A Lonely Road?

This post is a bit personal, but I wanted to share the joys and pains of travelling solo. I have learnt over the years I travel best on my own or with a few very select people. I don’t work well in groups, or I haven’t found that group I click with. Nevertheless, I have accepted I’m someone who can travel alone and not be afraid.

Firstly, I believe everyone should travel alone at least once in their life. This is an opportunity to discover who you are as a person and what your real comfort zone is. Your comfort zone is probably a lot larger than you realised but you haven’t tested the waters yet.


I don’t want to hear the excuses, oh it’s not safe, what if I get lost, oh I don’t speak the language etc. Please stop being a child and grow up. Being at home is not safe either, you’re in a country you feel comfortable and relaxed in and no longer see the dangers, but it doesn’t mean it’s safer than another country. What are you scared of? Really? Being alone? Yourself?

I embrace travelling on my own; I feel I get to be my own person and see the things I want to look at. Taste new food. Appreciate the history. Embrace the culture. Meet new people. We are stuck in our social circles so much; we fail to meet new people who can show us something new, help us experience the world.
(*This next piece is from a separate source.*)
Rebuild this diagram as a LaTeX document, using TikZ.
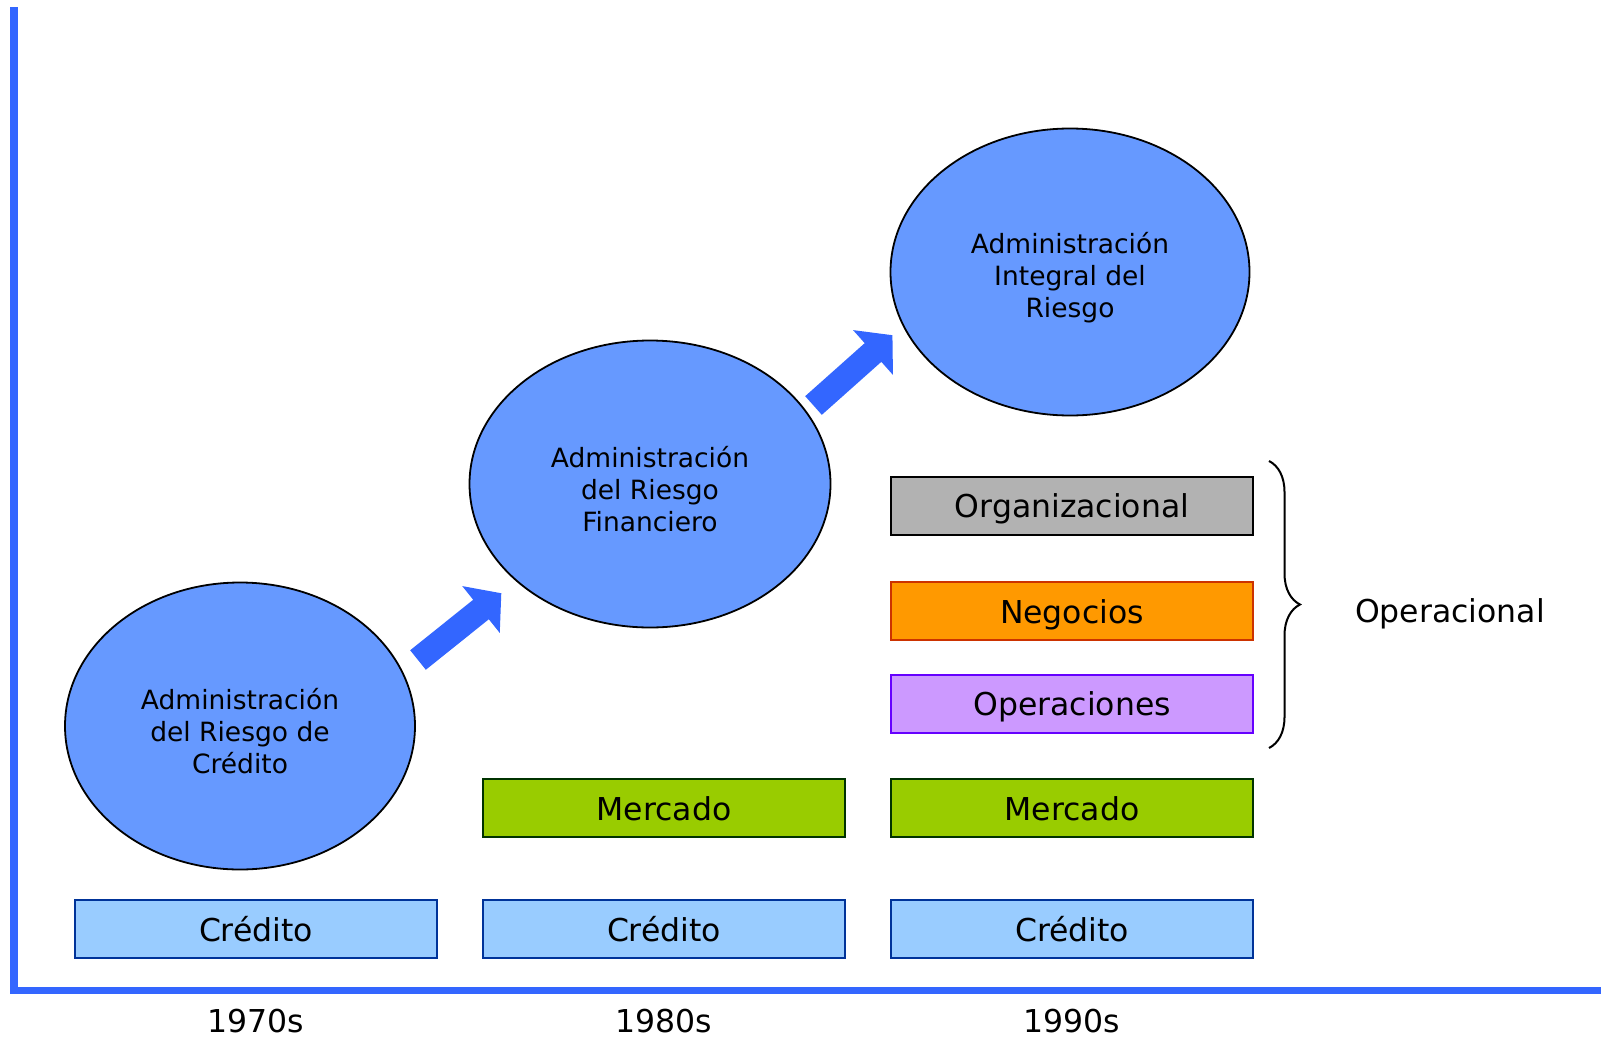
\documentclass[tikz,border=0pt]{standalone}
\usepackage{fontspec}
\setmainfont{DejaVu Sans}
\usetikzlibrary{shapes.geometric,calc,decorations.pathreplacing}

\definecolor{axisblue}{HTML}{3366FF}
\definecolor{ellfill}{HTML}{6699FF}
\definecolor{credfill}{HTML}{99CCFF}
\definecolor{credline}{HTML}{003399}
\definecolor{mercfill}{HTML}{99CC00}
\definecolor{mercline}{HTML}{003300}
\definecolor{orgfill}{HTML}{B2B2B2}
\definecolor{negfill}{HTML}{FF9900}
\definecolor{negline}{HTML}{CC3300}
\definecolor{opfill}{HTML}{CC99FF}
\definecolor{opline}{HTML}{6600FF}

\tikzset{
  stage/.style={ellipse, draw=black, line width=1.8pt, fill=ellfill,
    minimum width=#1, minimum height=287pt, inner sep=0pt, align=center,
    font=\fontsize{26.5}{32}\selectfont},
  riskbox/.style={rectangle, line width=2pt, minimum width=362pt,
    minimum height=58pt, inner sep=0pt, text height=28pt, text depth=3.5pt,
    font=\fontsize{31.5}{36}\selectfont},
  credbox/.style={riskbox, draw=credline, fill=credfill},
  mercbox/.style={riskbox, draw=mercline, fill=mercfill},
  orgbox/.style={riskbox, draw=black, fill=orgfill},
  negbox/.style={riskbox, draw=negline, fill=negfill},
  opbox/.style={riskbox, draw=opline, fill=opfill},
  yearlabel/.style={inner sep=0pt, font=\fontsize{31.5}{36}\selectfont},
  axisline/.style={draw=axisblue, line width=7.6pt},
  blockarrow/.style={fill=axisblue, draw=none}
}

\begin{document}
\begin{tikzpicture}[x=1pt,y=-1pt]
\useasboundingbox (0,0) rectangle (1608,1038);

% axes
\coordinate (top) at (14,7.5);
\coordinate (origin) at (14,990.5);
\coordinate (right) at (1601,990.5);
\draw[axisline] (top) -- (origin |- 0,994.3);
\draw[axisline] (10.2,990.5) -- (right);

% risk categories per decade
\node[credbox] (c70) at (256,929) {Crédito};
\node[credbox] (c80) at (664,929) {Crédito};
\node[credbox] (c90) at (1072,929) {Crédito};
\node[mercbox] (m80) at (664,808) {Mercado};
\node[mercbox] (m90) at (1072,808) {Mercado};
\node[opbox]   (ops) at (1072,703.5) {Operaciones};
\node[negbox]  (neg) at (1072,611) {Negocios};
\node[orgbox]  (org) at (1072,505.5) {Organizacional};

% decade labels
\node[yearlabel] (y70) at (256,1021) {1970s};
\node[yearlabel] (y80) at (664,1021) {1980s};
\node[yearlabel] (y90) at (1072,1021) {1990s};

% management stages (an empty first row lowers the text block a little)
\node[stage=350pt] (e1) at (240,726)
  {\mbox{}\\Administración\\del Riesgo de\\Crédito};
\node[stage=361pt] (e2) at (650,484)
  {\mbox{}\\Administración\\del Riesgo\\Financiero};
\node[stage=359pt] (e3) at (1070,272)
  {\mbox{}\\Administración\\Integral del\\Riesgo};

% block arrows between stages
\coordinate (a1t) at (418,660);
\coordinate (a1b) at (481,609.5);
\coordinate (a2t) at (813.5,405.5);
\coordinate (a2b) at (873,352.5);
\foreach \t/\b in {a1t/a1b, a2t/a2b}{
  \fill[blockarrow]
    ($(\t)!12.5pt!90:(\b)$) --
    ($(\b)!12.5pt!-90:(\t)$) --
    ($(\b)!30pt!-90:(\t)$) --
    ($(\b)!-26pt!(\t)$) --
    ($(\b)!30pt!90:(\t)$) --
    ($(\b)!12.5pt!90:(\t)$) --
    ($(\t)!12.5pt!-90:(\b)$) -- cycle;
}

% operational risk group
\coordinate (brtop) at (1269,461);
\coordinate (brbot) at (1269,748);
\draw[line width=2pt, decorate, decoration={brace, amplitude=31pt}]
  (brtop) -- (brbot);
\node[yearlabel] (oper) at (1450,614) {Operacional};
\end{tikzpicture}
\end{document}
I’m a firm believer if you spend your time waiting for others to travel with you, you will never leave your front door. You will miss the opportunity to hike the Lares Trek, stay in a homestay and be part of a community that takes you in without a second thought. Why would you miss this opportunity? This world has so much to offer; there are seven continents, 195 countries (193 countries that are member states of the United Nations and two countries that are non-member observer states) and over 4,000 cities in the world and you want to stay at home?
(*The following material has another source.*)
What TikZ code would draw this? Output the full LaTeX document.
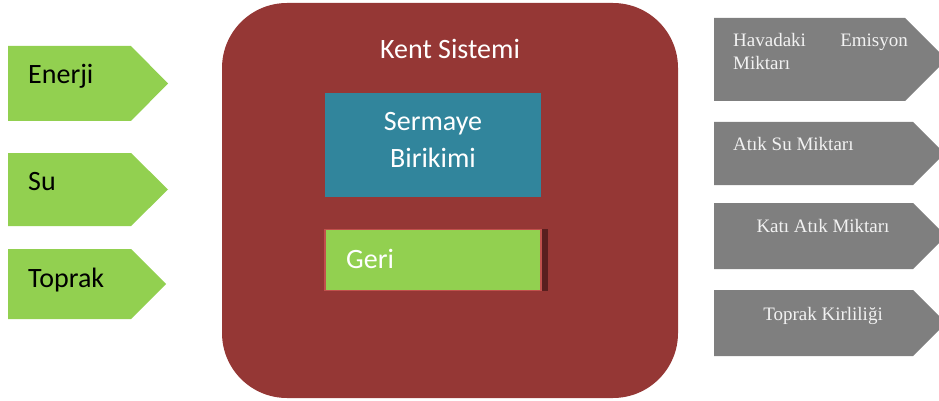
\documentclass[tikz,border=0pt]{standalone}
\usepackage{fontspec}
\setmainfont{Carlito}
\newfontfamily\grayfont{Liberation Serif}
\definecolor{kgreen}{HTML}{92D050}
\definecolor{kteal}{HTML}{31859C}
\definecolor{kgray}{HTML}{7F7F7F}
\definecolor{kred}{HTML}{953735}
\definecolor{kborder}{HTML}{C0504D}
\definecolor{kshadow}{HTML}{5A1F1F}
\definecolor{kwhite}{HTML}{F2F2F2}
\tikzset{
  inarrow/.style={fill=kgreen},
  outarrow/.style={fill=kgray},
  intext/.style={font=\fontsize{28}{30}\selectfont, text=black, inner sep=0pt, anchor=base west},
  outtext/.style={font=\grayfont\fontsize{19}{23}\selectfont, text=kwhite, inner sep=0pt},
  whitetext/.style={font=\fontsize{28}{37}\selectfont, text=white, inner sep=0pt, align=center},
}
\begin{document}
\begin{tikzpicture}[x=1pt,y=-1pt]
\useasboundingbox (0,0) rectangle (939,401);
\begin{scope}
\clip (0,0) rectangle (939,401);
% input arrows
\fill[inarrow] (8,46) -- (131,46) -- (168,83.5) -- (131,121) -- (8,121) -- cycle;
\fill[inarrow] (8,153) -- (131,153) -- (168,189.5) -- (131,226) -- (8,226) -- cycle;
\fill[inarrow] (8,249) -- (131,249) -- (166,284) -- (131,319) -- (8,319) -- cycle;
\node[intext] (enerji) at (28,84) {Enerji};
\node[intext] (su) at (28,190) {Su};
\node[intext] (toprak) at (28,287) {Toprak};
% city system
\fill[kred, rounded corners=65pt] (222,3) rectangle (678,398);
\node[whitetext, anchor=base] (kent) at (450,59) {Kent Sistemi};
\fill[kteal] (325,93) rectangle (541,197);
\node[whitetext] (sermaye) at (433,140) {Sermaye\\Birikimi};
\fill[kshadow] (540,229) rectangle (548,291);
\fill[kgreen, draw=kborder, line width=1.5pt] (325,229.5) rectangle (541,290.5);
\node[whitetext, anchor=base west] (geri) at (346,268) {Geri};
% output arrows
\fill[outarrow] (714,18) -- (905,18) -- (946.5,59.5) -- (905,101) -- (714,101) -- cycle;
\fill[outarrow] (714,122) -- (913,122) -- (944.5,153.5) -- (913,185) -- (714,185) -- cycle;
\fill[outarrow] (714,203) -- (913,203) -- (946,236) -- (913,269) -- (714,269) -- cycle;
\fill[outarrow] (714,290) -- (913,290) -- (946,323) -- (913,356) -- (714,356) -- cycle;
\node[outtext, anchor=base west] (hava1) at (733,47) {Havadaki};
\node[outtext, anchor=base east] (hava2) at (908,47) {Emisyon};
\node[outtext, anchor=base west] (hava3) at (733,70) {Miktarı};
\node[outtext, anchor=base west] (atiksu) at (733,150) {Atık Su Miktarı};
\node[outtext, anchor=base] (kati) at (823,232) {Katı Atık Miktarı};
\node[outtext, anchor=base] (kirlilik) at (823,320) {Toprak Kirliliği};
\end{scope}
\end{tikzpicture}
\end{document}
However, there is a downside to travelling consistently on your own. If you’re not used to your own company, loneliness can hit you hard. When I first started travelling, I used to feel lonely; I would read a book to keep me distracted. I would listen to music. I’ll be on social media to stay connected. Now, I don’t. I’m too busy staring out the window and taking in sites, listening to people speak in their local dialects. Finding new people to talk to and appreciating where I am.


If you become ill while you are travelling, you are on your own and have no one. If you hurt yourself, you are alone and have no one. If something happens and you want to relive the moment with someone, you can’t. If you get lost, no one knows but you. Sometimes you see a group of friends, enjoying and you wish you can be with them. You want a full-length picture with the Great Pyramid of Giza, but there is no one to be your tripod. This is all temporary, and there are ways to overcome all.


You’re not on your own, unless you choose to be.

2 Comments Add yours

  1. I have actually never solo travelled! People are always surprised when I say that given my love of adventure. Done some solo city day trips abroad to Paris, Zurich and Basel but never a full length trip on my own. I just prefer having company that’s all. I did these day trips before the days that solo travelling was as popular and I just felt I would enjoy it with friends. One of these days I’ll do a solo city break and maybe even something longer in the future. I’ll see


    1. Bola O says:

      I am surprised and that’s why we should never assume lol. I do hope you try a solo trip once I think you’ll surprise yourself lol. The longest I’ve done is a month and met so many wonderful people that I wanted to be alone after a while lol. However, I’m a social introvert.